Decor Doesn’t Need to Match, But It Should Connect
You don’t need identical art or perfectly coordinated cushions everywhere. That actually gets boring pretty fast. But there should be something tying things together. Maybe a repeated color. Maybe similar tones. Maybe just a shared mood. If one space feels calm and neutral and the next is loud and chaotic, the transition can feel a bit harsh. Not always bad, but definitely harder to pull off.
Cut Things Out (Seriously, Be a Bit Ruthless)

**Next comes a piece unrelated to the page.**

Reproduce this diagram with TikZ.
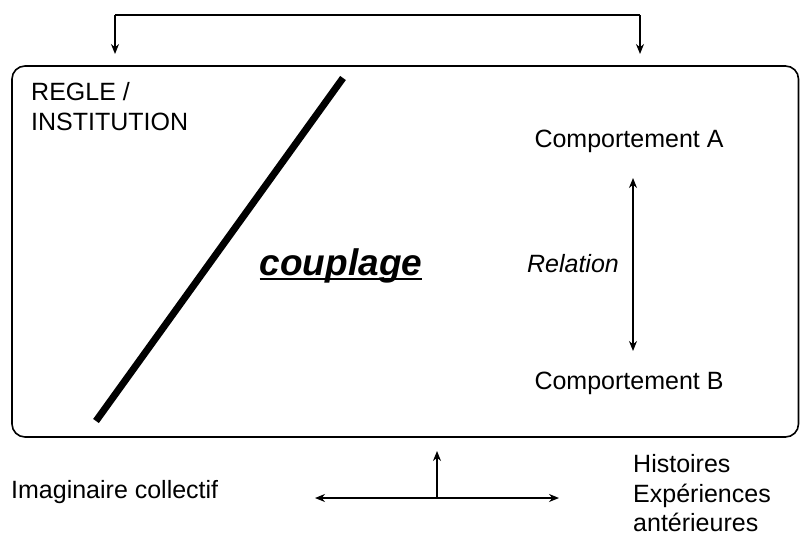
\documentclass[tikz,border=0pt]{standalone}
\usepackage{fontspec}
\setmainfont{Liberation Sans}
\usetikzlibrary{arrows.meta}
\begin{document}
\begin{tikzpicture}[x=1pt,y=-1pt,
  lbl/.style={inner sep=0pt,font=\fontsize{25}{30}\selectfont},
  tip/.tip={Stealth[length=10pt,width=8pt]},
  conn/.style={line width=1.3pt,-tip},
  conn2/.style={line width=1.3pt,tip-tip}]
\useasboundingbox (0,0) rectangle (800,536);
% main box
\draw[line width=1.6pt,rounded corners=13pt] (12,66) rectangle (798.5,437);
% labels
\node[lbl,anchor=west,align=left] (regle) at (31,107) {REGLE /\\INSTITUTION};
\node[lbl,anchor=center] (compA) at (629,141) {Comportement A};
\node[lbl,anchor=center] (compB) at (629,383) {Comportement B};
\node[lbl,anchor=center] (rel) at (573,264) {\itshape Relation};
\node[inner sep=0pt,anchor=base,font=\fontsize{37}{40}\selectfont\bfseries\itshape] (coup) at (341,275) {couplage};
\draw[line width=2pt] ([yshift=-3.5pt]coup.base west) -- ([yshift=-3.5pt]coup.base east);
\node[lbl,anchor=west] (imag) at (11,492) {Imaginaire collectif};
\node[lbl,anchor=west,align=left,font=\fontsize{25}{29.5}\selectfont] (hist) at (633,493.5) {Histoires\\Expériences\\antérieures};
% thick diagonal line
\coordinate (d1) at (343,78);
\coordinate (d2) at (96,421);
\draw[line width=7pt] (d1) -- (d2);
% top connector
\coordinate (tl) at (115,15);
\coordinate (tr) at (640,15);
\coordinate (tlA) at (115,54);
\coordinate (trA) at (640,54);
\draw[conn] (tl) -- (tlA);
\draw[conn] (tr) -- (trA);
\draw[line width=1.3pt] (tl) -- (tr);
% relation arrow
\coordinate (rA) at (633,178);
\coordinate (rB) at (633,351);
\draw[conn2] (rA) -- (rB);
% bottom arrows
\coordinate (bl) at (315,498);
\coordinate (br) at (559,498);
\coordinate (bm) at (437,498);
\coordinate (bu) at (437,451);
\draw[conn2] (bl) -- (br);
\draw[conn] (bm) -- (bu);
\end{tikzpicture}
\end{document}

This part’s not fun, but it works. Most homes have too much going on. Too many ideas, too many “this might work” pieces that never really found a place. If something doesn’t fit the overall look, it’s not helping. Even if you like it. Editing things down is usually what brings everything together. Less noise, more clarity. Simple, but not easy.
Think About How You Move Through the Space
Your home isn’t just separate rooms—it’s one continuous experience. You walk through it, you glance into other spaces, you notice how things connect (or don’t). Stand in one room and look into the next. Does it feel smooth, or like a visual stop sign? Small changes can fix that. Repeating a color, keeping materials consistent, even just reducing clutter near transitions. It’s not complicated, just overlooked.
Sometimes You Need a Second Opinion
There’s a point where you’ve stared at your space too long and everything starts to blur. That’s normal. Bringing in an Interior Designer in Las Vegas can help—not because they’ll completely redo your home, but because they’ll catch what you’ve missed. Could be scale, could be balance, could be something small that’s throwing everything off. Fresh perspective goes a long way here.
Conclusion
A cohesive home isn’t about making everything match perfectly. That usually ends up looking stiff anyway. It’s more about connection—colors that relate, materials that repeat, spaces that flow into each other without feeling forced. You’ll probably mess up a few times along the way. Everyone does. But once it starts coming together, you can feel it. The house just… makes sense. And that’s really the whole point.